Slip is the difference between synchronous speed and rotor speed. It is usually shown as a percentage of synchronous speed. Slip allows rotor current and torque to develop.
Why is rotor speed lower than synchronous speed?
The rotor must lag behind the rotating magnetic field. This lag lets rotor conductors cut magnetic flux. That action induces current and creates torque.
What is normal slip for an induction motor?
Many standard motors run between one and six percent slip at rated load. Exact values depend on motor design, rating, load, voltage, and efficiency class.
Can slip be negative?
Yes. Negative slip occurs when the rotor runs faster than synchronous speed. This often indicates generating action, such as regenerative operation on a driven load.

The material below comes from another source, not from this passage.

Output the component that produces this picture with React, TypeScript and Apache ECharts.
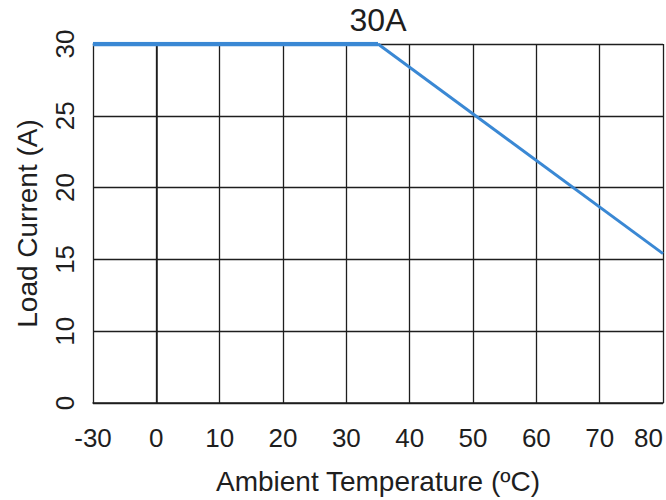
import React, { useEffect, useRef } from "react";
import * as echarts from "echarts";

// Derating curve: ambient temperature (°C) vs load current (A)
const tempC = [-30, 35, 80];
const loadA = [30, 30, 15.4];
const kneeLabel = "30A";

// Axis tick values as printed (the axes are broken: -30..0 and 0..10 are compressed)
const xTickLabels = ["-30", "0", "10", "20", "30", "40", "50", "60", "70", "80"];
const yTickLabels = ["0", "10", "15", "20", "25", "30"];

const xName = "Ambient Temperature (ºC)";
const yName = "Load Current (A)";

// broken-axis mapping: real value -> axis position
const toAxisX = (t: number) => (t < 0 ? t / 3 : t);
const fromAxisX = (v: number) => (v < 0 ? v * 3 : v);
const toAxisY = (a: number) => (a < 10 ? 5 + a / 2 : a);
const fromAxisY = (v: number) => (v < 10 ? (v - 5) * 2 : v);

export default function App() {
  const ref = useRef<HTMLDivElement>(null);
  useEffect(() => {
    if (!ref.current) return;
    const chart = echarts.init(ref.current, undefined, { renderer: "svg" });
    const font = "'Liberation Sans', Arial, sans-serif";
    const ink = "#1e1e1e";
    const blue = "#3a88d4";
    const pts = tempC.map((t, i) => [toAxisX(t), toAxisY(loadA[i])]);
    const kneeIdx = 1;
    const flat = pts.slice(0, kneeIdx + 1).map((p, i) =>
      i === kneeIdx
        ? {
            value: p,
            label: {
              show: true,
              formatter: kneeLabel,
              position: "top",
              distance: 8,
              fontSize: 32,
              color: ink,
              fontFamily: font,
            },
          }
        : { value: p }
    );
    const slope = pts.slice(kneeIdx);
    const xMinAx = toAxisX(Number(xTickLabels[0]));
    const xMaxAx = toAxisX(Number(xTickLabels[xTickLabels.length - 1]));
    const yMinAx = toAxisY(Number(yTickLabels[0]));
    const yMaxAx = toAxisY(Number(yTickLabels[yTickLabels.length - 1]));
    chart.setOption({
      animation: false,
      backgroundColor: "#ffffff",
      grid: { left: 93, right: 3, top: 44, bottom: 96, containLabel: false },
      xAxis: {
        type: "value",
        min: xMinAx,
        max: xMaxAx,
        interval: 10,
        axisLine: { show: true, lineStyle: { color: ink, width: 1.5 } },
        axisTick: { show: false },
        splitLine: { show: true, lineStyle: { color: ink, width: 1.3 } },
        axisLabel: {
          fontSize: 26,
          color: ink,
          fontFamily: font,
          margin: 22,
          alignMaxLabel: "right",
          formatter: (v: number) => String(fromAxisX(v)),
        },
        name: xName,
        nameLocation: "middle",
        nameGap: 64,
        nameTextStyle: { fontSize: 28, color: ink, fontFamily: font },
      },
      yAxis: {
        type: "value",
        min: yMinAx,
        max: yMaxAx,
        interval: 5,
        axisLine: { show: true, lineStyle: { color: ink, width: 1.5 } },
        axisTick: { show: false },
        splitLine: { show: true, lineStyle: { color: ink, width: 1.3 } },
        axisLabel: {
          fontSize: 26,
          color: ink,
          fontFamily: font,
          rotate: 90,
          margin: 15,
          formatter: (v: number) => String(fromAxisY(v)),
        },
        name: yName,
        nameLocation: "middle",
        nameGap: 52,
        nameTextStyle: { fontSize: 28, color: ink, fontFamily: font },
      },
      series: [
        {
          type: "line",
          data: flat,
          symbol: "circle",
          symbolSize: 1,
          showSymbol: true,
          itemStyle: { color: blue },
          lineStyle: { color: blue, width: 4.5 },
          z: 5,
        },
        {
          type: "line",
          data: slope,
          symbol: "none",
          lineStyle: { color: blue, width: 3 },
          z: 5,
        },
      ],
    });
    return () => chart.dispose();
  }, []);
  return (
    <div
      ref={ref}
      style={{ position: "absolute", left: 0, top: 0, width: 666, height: 500 }}
    />
  );
}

How do pole count and frequency affect slip?
Pole count and frequency set synchronous speed. Slip is then found by comparing rotor speed with that synchronous value. Wrong pole data gives wrong slip results.
Does a variable frequency drive change the calculation?
The formula stays the same. Enter the drive output frequency, not the fixed utility frequency. This gives the correct synchronous speed for that operating point.
Why does slip increase under load?
More load needs more torque. The rotor slows slightly to induce more rotor current. That extra current helps the motor produce the required torque.
Are loss estimates exact?
No. Air gap power and rotor copper loss are estimates. They assume steady operation and good input data. Use them for screening, not final certification.